Begin EXTRACTED INFORMATION

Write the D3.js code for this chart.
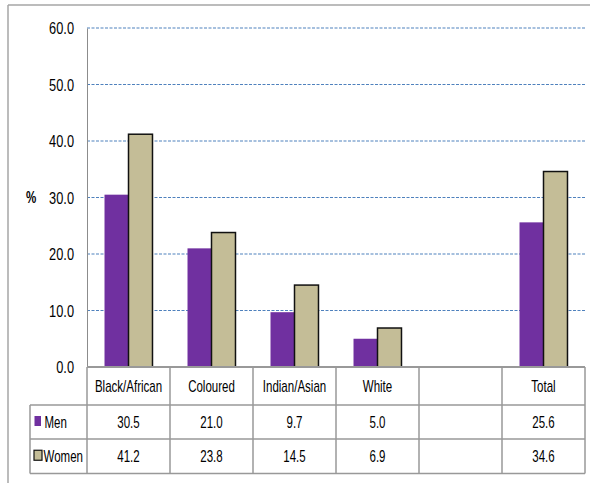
<!DOCTYPE html>
<html><head><meta charset="utf-8">
<script src="https://cdn.jsdelivr.net/npm/d3@7"></script>
<style>
html,body{margin:0;padding:0;background:#fff;}
svg{display:block;font-family:"Liberation Sans",Arial,sans-serif;}
</style></head>
<body>
<svg id="chart" width="590" height="483"></svg>
<script>
const categories = ["Black/African","Coloured","Indian/Asian","White","","Total"];
const seriesNames = ["Men","Women"];
const menValues = [30.5, 21.0, 9.7, 5.0, null, 25.6];
const womenValues = [41.2, 23.8, 14.5, 6.9, null, 34.6];
const yTicks = [0,10,20,30,40,50,60];
const colors = {Men:"#7030a0", Women:"#c4bd97"};

(function(){
const SX = 0.72, FS = 16, SXY = 0.8;
const svg = d3.select("#chart");
const pLeft = 87, pRight = 585, pTop = 28, pBottom = 367;
const rowH = [pBottom, 405, 439, 473.5];
const tableLeft = 30;

function label(g, x, y, txt, anchor, extra){
  const t = g.append("text")
    .attr("transform",`translate(${x},${y}) scale(${SX},1)`)
    .attr("text-anchor",anchor||"start")
    .attr("font-size",FS).attr("fill","#000").text(txt);
  if(extra) extra(t);
  return t;
}

// outer frame
svg.append("line").attr("x1",8).attr("x2",590).attr("y1",5).attr("y2",5).attr("stroke","#a6a6a6").attr("stroke-width",1.5);
svg.append("line").attr("x1",8).attr("x2",8).attr("y1",5).attr("y2",483).attr("stroke","#a6a6a6").attr("stroke-width",1.5);

const x = d3.scaleBand().domain(categories.map((c,i)=>i)).range([pLeft,pRight]).padding(0);
const xSub = d3.scaleBand().domain(seriesNames).range([0,x.bandwidth()]).paddingInner(0).paddingOuter(0.73);
const y = d3.scaleLinear().domain([0,60]).range([pBottom,pTop]);

// gridlines
svg.append("g").selectAll("line").data(yTicks.filter(t=>t>0)).join("line")
  .attr("x1",pLeft).attr("x2",pRight)
  .attr("y1",d=>y(d)).attr("y2",d=>y(d))
  .attr("stroke","#4f81bd").attr("stroke-width",1.2).attr("stroke-dasharray","3,1.5");

// y axis
const yAxis = d3.axisLeft(y).tickValues(yTicks).tickFormat(d3.format(".1f")).tickSize(0).tickPadding(13);
const gy = svg.append("g").attr("transform",`translate(${pLeft},0)`).call(yAxis);
gy.attr("font-family",null).attr("font-size",null);
gy.select(".domain").attr("stroke","#8c8c8c").attr("stroke-width",1);
gy.selectAll(".tick text").attr("font-size",FS).attr("fill","#000")
  .attr("x",-13/SXY).attr("dy","0.36em").attr("transform",`scale(${SXY},1)`);

label(svg, 26, y(30)+5.5, "%", "start", t=>t.attr("font-weight","bold"));

// bars
const data = [];
categories.forEach((c,i)=>{
  [["Men",menValues[i]],["Women",womenValues[i]]].forEach(([s,v])=>{ if(v!=null) data.push({i,s,v}); });
});
svg.append("g").selectAll("rect").data(data).join("rect")
  .attr("x",d=>x(d.i)+xSub(d.s))
  .attr("width",xSub.bandwidth())
  .attr("y",d=>y(d.v))
  .attr("height",d=>y(0)-y(d.v))
  .attr("fill",d=>colors[d.s])
  .attr("stroke",d=>d.s==="Women"?"#111":"none")
  .attr("stroke-width",1.5);

// table
const tg = svg.append("g");
const tcol = "#999999";
tg.append("line").attr("x1",pLeft).attr("x2",pRight).attr("y1",rowH[0]).attr("y2",rowH[0]).attr("stroke",tcol).attr("stroke-width",1.8);
[rowH[1],rowH[2],rowH[3]].forEach(yy=>{
  tg.append("line").attr("x1",tableLeft).attr("x2",pRight).attr("y1",yy).attr("y2",yy).attr("stroke",tcol).attr("stroke-width",1.5);
});
const bounds = categories.map((c,i)=>x(i)).concat([pRight]);
bounds.forEach(bx=>{
  tg.append("line").attr("x1",bx).attr("x2",bx).attr("y1",rowH[0]).attr("y2",rowH[3]).attr("stroke",tcol).attr("stroke-width",1.5);
});
tg.append("line").attr("x1",tableLeft).attr("x2",tableLeft).attr("y1",rowH[1]).attr("y2",rowH[3]).attr("stroke",tcol).attr("stroke-width",1.5);

categories.forEach((c,i)=>{
  label(tg, x(i)+x.bandwidth()/2, (rowH[0]+rowH[1])/2+6, c, "middle");
});

const rows = [["Men",menValues],["Women",womenValues]];
rows.forEach(([name,vals],r)=>{
  const yc = (rowH[r+1]+rowH[r+2])/2;
  vals.forEach((v,i)=>{
    if(v==null) return;
    label(tg, x(i)+x.bandwidth()/2, yc+6, d3.format(".1f")(v), "middle");
  });
  tg.append("rect").attr("x",name==="Men"?34.5:34).attr("y",yc-6).attr("width",name==="Men"?6.5:8).attr("height",10)
    .attr("fill",colors[name]).attr("stroke",name==="Women"?"#111":"none").attr("stroke-width",1.2);
  label(tg, name==="Men"?44.5:43.5, yc+6, name, "start");
});
})();
</script>
</body></html>
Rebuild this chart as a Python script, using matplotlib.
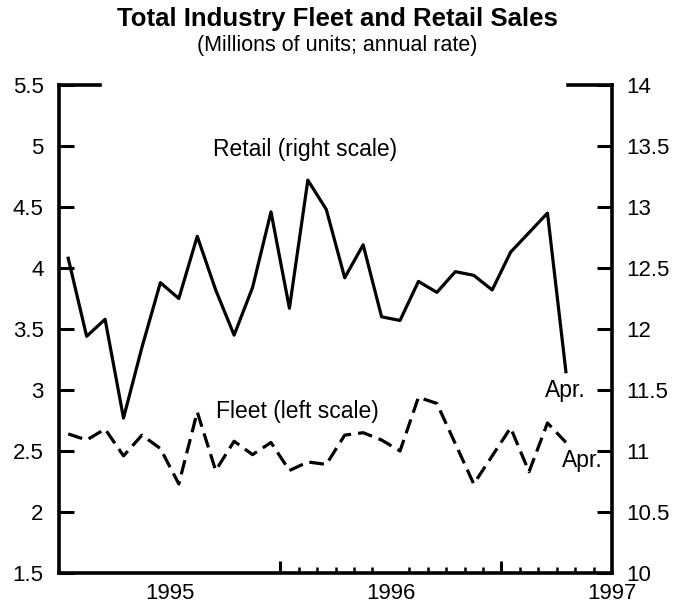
import matplotlib
matplotlib.use("Agg")
import matplotlib.pyplot as plt
import numpy as np
import pandas as pd

# monthly observations, Jan 1995 - Apr 1997
months = pd.period_range("1995-01", "1997-04", freq="M")

# retail sales, right scale (millions, annual rate)
retail = [12.58, 11.94, 12.08, 11.27, 11.85, 12.38, 12.25, 12.76, 12.32, 11.95,
          12.34, 12.96, 12.17, 13.22, 12.98, 12.42, 12.69, 12.10, 12.07, 12.39,
          12.30, 12.47, 12.44, 12.32, 12.63, 12.79, 12.95, 11.65]

# fleet sales, left scale
fleet = [2.64, 2.59, 2.68, 2.46, 2.63, 2.52, 2.23, 2.82, 2.34, 2.58,
         2.47, 2.57, 2.34, 2.41, 2.39, 2.63, 2.65, 2.59, 2.50, 2.94,
         2.89, 2.56, 2.23, 2.46, 2.69, 2.33, 2.73, 2.57]

left_ticks = [1.5, 2, 2.5, 3, 3.5, 4, 4.5, 5, 5.5]
right_ticks = [10, 10.5, 11, 11.5, 12, 12.5, 13, 13.5, 14]
year_labels = ["1995", "1996", "1997"]

FONT = "Liberation Sans"
plt.rcParams["font.family"] = [FONT, "DejaVu Sans"]
LABEL_SIZE = 16
NOTE_SIZE = 16.5

# month index from Jan 1995, plotted at mid-month
x = np.array([(p.year - 1995) * 12 + p.month - 1 for p in months]) + 0.5

fig = plt.figure(figsize=(6.75, 6.10), dpi=100)
ax = fig.add_axes([59 / 675, 1 - 573 / 610, 553 / 675, 488 / 610])
ax2 = ax.twinx()

lw = 2.3
ax.plot(x, fleet, color="black", linewidth=lw, linestyle=(0, (4.6, 2.2)))
ax2.plot(x, retail, color="black", linewidth=lw)

ax.set_xlim(0, 30)
ax.set_ylim(1.5, 5.5)
ax2.set_ylim(10, 14)

ax.set_yticks(left_ticks, labels=[f"{v:g}" for v in left_ticks])
ax2.set_yticks(right_ticks, labels=[f"{v:g}" for v in right_ticks])
ax.tick_params(axis="y", direction="in", length=11, width=2.2, pad=11, labelsize=LABEL_SIZE)
ax2.tick_params(axis="y", direction="in", length=11, width=2.2, pad=10, labelsize=LABEL_SIZE)

# year labels centred in each year, month ticks from 1996 on
ax.set_xticks([6, 18, 30], labels=year_labels)
ax.set_xticks(np.arange(12, 30), minor=True)
ax.tick_params(axis="x", which="major", length=0, pad=7, labelsize=LABEL_SIZE)
ax.tick_params(axis="x", which="minor", direction="in", length=4, width=1.8)
sec = ax.secondary_xaxis("bottom")
sec.set_xticks([12, 24], labels=["", ""])
sec.tick_params(direction="in", length=9, width=2.2)
for s in sec.spines.values():
    s.set_visible(False)

for name in ["top", "right"]:
    ax.spines[name].set_visible(False)
for name in ["top", "left", "bottom"]:
    ax2.spines[name].set_visible(False)
for s in [ax.spines["left"], ax.spines["bottom"], ax2.spines["right"]]:
    s.set_linewidth(2.6)

# long top ticks at the ends of each scale
ax.axhline(5.5, xmin=0, xmax=0.074, color="black", linewidth=2.6, clip_on=False)
ax2.axhline(14, xmin=0.92, xmax=1, color="black", linewidth=2.6, clip_on=False)

ax2.text(13.35, 13.47, "Retail (right scale)", ha="center", va="center", fontsize=NOTE_SIZE)
ax.text(8.5, 2.82, "Fleet (left scale)", ha="left", va="center", fontsize=NOTE_SIZE)
ax2.text(28.55, 11.5, "Apr.", ha="right", va="center", fontsize=NOTE_SIZE)
ax.text(29.5, 2.42, "Apr.", ha="right", va="center", fontsize=NOTE_SIZE)

fig.text(0.5, 1 - 19 / 610, "Total Industry Fleet and Retail Sales",
         ha="center", va="center", fontsize=18.5, fontweight="bold")
fig.text(0.5, 1 - 46 / 610, "(Millions of units; annual rate)",
         ha="center", va="center", fontsize=15.5)

fig.savefig("out.png", dpi=100)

End EXTRACTED INFORMATION

EXERCISE TASK
Your first line is the one with "Rebuild this chart", and your last is the one with "ax2.set_ylim(10, 14)". Copy those and every line between them exactly, without any pictures.

SOLVED EXERCISE
Rebuild this chart as a Python script, using matplotlib.
import matplotlib
matplotlib.use("Agg")
import matplotlib.pyplot as plt
import numpy as np
import pandas as pd

# monthly observations, Jan 1995 - Apr 1997
months = pd.period_range("1995-01", "1997-04", freq="M")

# retail sales, right scale (millions, annual rate)
retail = [12.58, 11.94, 12.08, 11.27, 11.85, 12.38, 12.25, 12.76, 12.32, 11.95,
          12.34, 12.96, 12.17, 13.22, 12.98, 12.42, 12.69, 12.10, 12.07, 12.39,
          12.30, 12.47, 12.44, 12.32, 12.63, 12.79, 12.95, 11.65]

# fleet sales, left scale
fleet = [2.64, 2.59, 2.68, 2.46, 2.63, 2.52, 2.23, 2.82, 2.34, 2.58,
         2.47, 2.57, 2.34, 2.41, 2.39, 2.63, 2.65, 2.59, 2.50, 2.94,
         2.89, 2.56, 2.23, 2.46, 2.69, 2.33, 2.73, 2.57]

left_ticks = [1.5, 2, 2.5, 3, 3.5, 4, 4.5, 5, 5.5]
right_ticks = [10, 10.5, 11, 11.5, 12, 12.5, 13, 13.5, 14]
year_labels = ["1995", "1996", "1997"]

FONT = "Liberation Sans"
plt.rcParams["font.family"] = [FONT, "DejaVu Sans"]
LABEL_SIZE = 16
NOTE_SIZE = 16.5

# month index from Jan 1995, plotted at mid-month
x = np.array([(p.year - 1995) * 12 + p.month - 1 for p in months]) + 0.5

fig = plt.figure(figsize=(6.75, 6.10), dpi=100)
ax = fig.add_axes([59 / 675, 1 - 573 / 610, 553 / 675, 488 / 610])
ax2 = ax.twinx()

lw = 2.3
ax.plot(x, fleet, color="black", linewidth=lw, linestyle=(0, (4.6, 2.2)))
ax2.plot(x, retail, color="black", linewidth=lw)

ax.set_xlim(0, 30)
ax.set_ylim(1.5, 5.5)
ax2.set_ylim(10, 14)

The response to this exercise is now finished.